* **Exercise details**:
Carry none of the pictures over; set down the material below exactly.

[Dataset section start]

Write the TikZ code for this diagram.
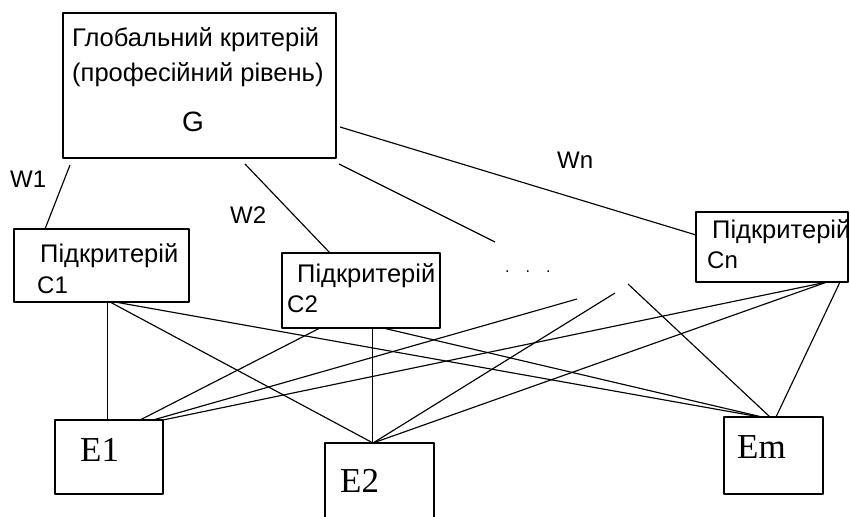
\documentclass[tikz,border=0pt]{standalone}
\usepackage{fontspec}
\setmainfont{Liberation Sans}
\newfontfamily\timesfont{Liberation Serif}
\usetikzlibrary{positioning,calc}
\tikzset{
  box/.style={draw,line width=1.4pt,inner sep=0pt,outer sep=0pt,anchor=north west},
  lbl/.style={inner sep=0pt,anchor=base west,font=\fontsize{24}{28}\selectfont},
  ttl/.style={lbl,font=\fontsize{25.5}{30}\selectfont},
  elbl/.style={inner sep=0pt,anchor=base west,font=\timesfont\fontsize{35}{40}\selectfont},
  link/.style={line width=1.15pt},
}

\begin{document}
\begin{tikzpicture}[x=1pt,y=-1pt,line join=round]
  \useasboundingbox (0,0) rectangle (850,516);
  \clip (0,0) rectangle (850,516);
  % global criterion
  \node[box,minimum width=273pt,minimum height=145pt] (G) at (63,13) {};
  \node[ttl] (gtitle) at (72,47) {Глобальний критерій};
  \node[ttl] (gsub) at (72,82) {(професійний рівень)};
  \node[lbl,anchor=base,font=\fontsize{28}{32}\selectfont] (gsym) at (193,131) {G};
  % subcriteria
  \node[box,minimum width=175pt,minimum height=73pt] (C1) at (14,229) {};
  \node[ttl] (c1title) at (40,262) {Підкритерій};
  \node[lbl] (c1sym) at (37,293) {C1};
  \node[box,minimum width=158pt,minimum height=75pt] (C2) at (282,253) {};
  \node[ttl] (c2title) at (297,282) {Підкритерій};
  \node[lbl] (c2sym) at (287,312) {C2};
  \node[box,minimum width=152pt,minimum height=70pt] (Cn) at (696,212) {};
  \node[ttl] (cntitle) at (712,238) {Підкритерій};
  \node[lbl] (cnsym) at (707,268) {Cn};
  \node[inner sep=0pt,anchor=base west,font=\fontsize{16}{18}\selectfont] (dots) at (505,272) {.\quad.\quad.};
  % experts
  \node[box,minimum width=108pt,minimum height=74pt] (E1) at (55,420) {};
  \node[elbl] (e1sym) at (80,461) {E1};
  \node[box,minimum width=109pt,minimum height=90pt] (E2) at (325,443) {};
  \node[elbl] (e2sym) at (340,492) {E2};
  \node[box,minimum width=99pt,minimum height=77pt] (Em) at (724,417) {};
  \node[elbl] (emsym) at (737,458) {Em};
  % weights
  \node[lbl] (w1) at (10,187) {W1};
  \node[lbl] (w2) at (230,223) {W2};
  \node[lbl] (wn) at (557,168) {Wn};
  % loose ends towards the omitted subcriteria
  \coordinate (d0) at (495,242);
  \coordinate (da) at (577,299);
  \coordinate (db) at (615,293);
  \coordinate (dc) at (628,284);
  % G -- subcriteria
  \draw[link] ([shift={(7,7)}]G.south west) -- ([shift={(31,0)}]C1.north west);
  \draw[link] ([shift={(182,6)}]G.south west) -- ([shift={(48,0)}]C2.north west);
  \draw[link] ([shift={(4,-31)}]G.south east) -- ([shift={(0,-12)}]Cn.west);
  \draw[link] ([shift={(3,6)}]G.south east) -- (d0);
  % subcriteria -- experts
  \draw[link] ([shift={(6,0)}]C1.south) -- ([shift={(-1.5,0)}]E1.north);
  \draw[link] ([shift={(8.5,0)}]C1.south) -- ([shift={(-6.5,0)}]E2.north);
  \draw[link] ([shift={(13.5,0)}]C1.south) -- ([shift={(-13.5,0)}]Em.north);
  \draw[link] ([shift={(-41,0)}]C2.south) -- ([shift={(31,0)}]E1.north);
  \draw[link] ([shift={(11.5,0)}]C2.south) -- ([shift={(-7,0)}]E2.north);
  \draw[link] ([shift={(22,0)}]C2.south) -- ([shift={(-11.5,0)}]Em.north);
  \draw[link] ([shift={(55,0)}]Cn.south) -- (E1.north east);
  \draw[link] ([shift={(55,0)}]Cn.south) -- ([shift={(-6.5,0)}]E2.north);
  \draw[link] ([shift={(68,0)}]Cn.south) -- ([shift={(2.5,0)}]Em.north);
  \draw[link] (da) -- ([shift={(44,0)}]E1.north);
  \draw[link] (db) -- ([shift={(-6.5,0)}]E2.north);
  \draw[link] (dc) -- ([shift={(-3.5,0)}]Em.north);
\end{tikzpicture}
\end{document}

[Dataset section end]

* **Written response**:
Write the TikZ code for this diagram.
\documentclass[tikz,border=0pt]{standalone}
\usepackage{fontspec}
\setmainfont{Liberation Sans}
\newfontfamily\timesfont{Liberation Serif}
\usetikzlibrary{positioning,calc}
\tikzset{
  box/.style={draw,line width=1.4pt,inner sep=0pt,outer sep=0pt,anchor=north west},
  lbl/.style={inner sep=0pt,anchor=base west,font=\fontsize{24}{28}\selectfont},
  ttl/.style={lbl,font=\fontsize{25.5}{30}\selectfont},
  elbl/.style={inner sep=0pt,anchor=base west,font=\timesfont\fontsize{35}{40}\selectfont},
  link/.style={line width=1.15pt},
}

\begin{document}
\begin{tikzpicture}[x=1pt,y=-1pt,line join=round]
  \useasboundingbox (0,0) rectangle (850,516);
  \clip (0,0) rectangle (850,516);
  % global criterion
  \node[box,minimum width=273pt,minimum height=145pt] (G) at (63,13) {};
  \node[ttl] (gtitle) at (72,47) {Глобальний критерій};
  \node[ttl] (gsub) at (72,82) {(професійний рівень)};
  \node[lbl,anchor=base,font=\fontsize{28}{32}\selectfont] (gsym) at (193,131) {G};
  % subcriteria
  \node[box,minimum width=175pt,minimum height=73pt] (C1) at (14,229) {};
  \node[ttl] (c1title) at (40,262) {Підкритерій};
  \node[lbl] (c1sym) at (37,293) {C1};
  \node[box,minimum width=158pt,minimum height=75pt] (C2) at (282,253) {};
  \node[ttl] (c2title) at (297,282) {Підкритерій};
  \node[lbl] (c2sym) at (287,312) {C2};
  \node[box,minimum width=152pt,minimum height=70pt] (Cn) at (696,212) {};
  \node[ttl] (cntitle) at (712,238) {Підкритерій};
  \node[lbl] (cnsym) at (707,268) {Cn};
  \node[inner sep=0pt,anchor=base west,font=\fontsize{16}{18}\selectfont] (dots) at (505,272) {.\quad.\quad.};
  % experts
  \node[box,minimum width=108pt,minimum height=74pt] (E1) at (55,420) {};
  \node[elbl] (e1sym) at (80,461) {E1};
  \node[box,minimum width=109pt,minimum height=90pt] (E2) at (325,443) {};
  \node[elbl] (e2sym) at (340,492) {E2};
  \node[box,minimum width=99pt,minimum height=77pt] (Em) at (724,417) {};
  \node[elbl] (emsym) at (737,458) {Em};
  % weights
  \node[lbl] (w1) at (10,187) {W1};
  \node[lbl] (w2) at (230,223) {W2};
  \node[lbl] (wn) at (557,168) {Wn};
  % loose ends towards the omitted subcriteria
  \coordinate (d0) at (495,242);
  \coordinate (da) at (577,299);
  \coordinate (db) at (615,293);
  \coordinate (dc) at (628,284);
  % G -- subcriteria
  \draw[link] ([shift={(7,7)}]G.south west) -- ([shift={(31,0)}]C1.north west);
  \draw[link] ([shift={(182,6)}]G.south west) -- ([shift={(48,0)}]C2.north west);
  \draw[link] ([shift={(4,-31)}]G.south east) -- ([shift={(0,-12)}]Cn.west);
  \draw[link] ([shift={(3,6)}]G.south east) -- (d0);
  % subcriteria -- experts
  \draw[link] ([shift={(6,0)}]C1.south) -- ([shift={(-1.5,0)}]E1.north);
  \draw[link] ([shift={(8.5,0)}]C1.south) -- ([shift={(-6.5,0)}]E2.north);
  \draw[link] ([shift={(13.5,0)}]C1.south) -- ([shift={(-13.5,0)}]Em.north);
  \draw[link] ([shift={(-41,0)}]C2.south) -- ([shift={(31,0)}]E1.north);
  \draw[link] ([shift={(11.5,0)}]C2.south) -- ([shift={(-7,0)}]E2.north);
  \draw[link] ([shift={(22,0)}]C2.south) -- ([shift={(-11.5,0)}]Em.north);
  \draw[link] ([shift={(55,0)}]Cn.south) -- (E1.north east);
  \draw[link] ([shift={(55,0)}]Cn.south) -- ([shift={(-6.5,0)}]E2.north);
  \draw[link] ([shift={(68,0)}]Cn.south) -- ([shift={(2.5,0)}]Em.north);
  \draw[link] (da) -- ([shift={(44,0)}]E1.north);
  \draw[link] (db) -- ([shift={(-6.5,0)}]E2.north);
  \draw[link] (dc) -- ([shift={(-3.5,0)}]Em.north);
\end{tikzpicture}
\end{document}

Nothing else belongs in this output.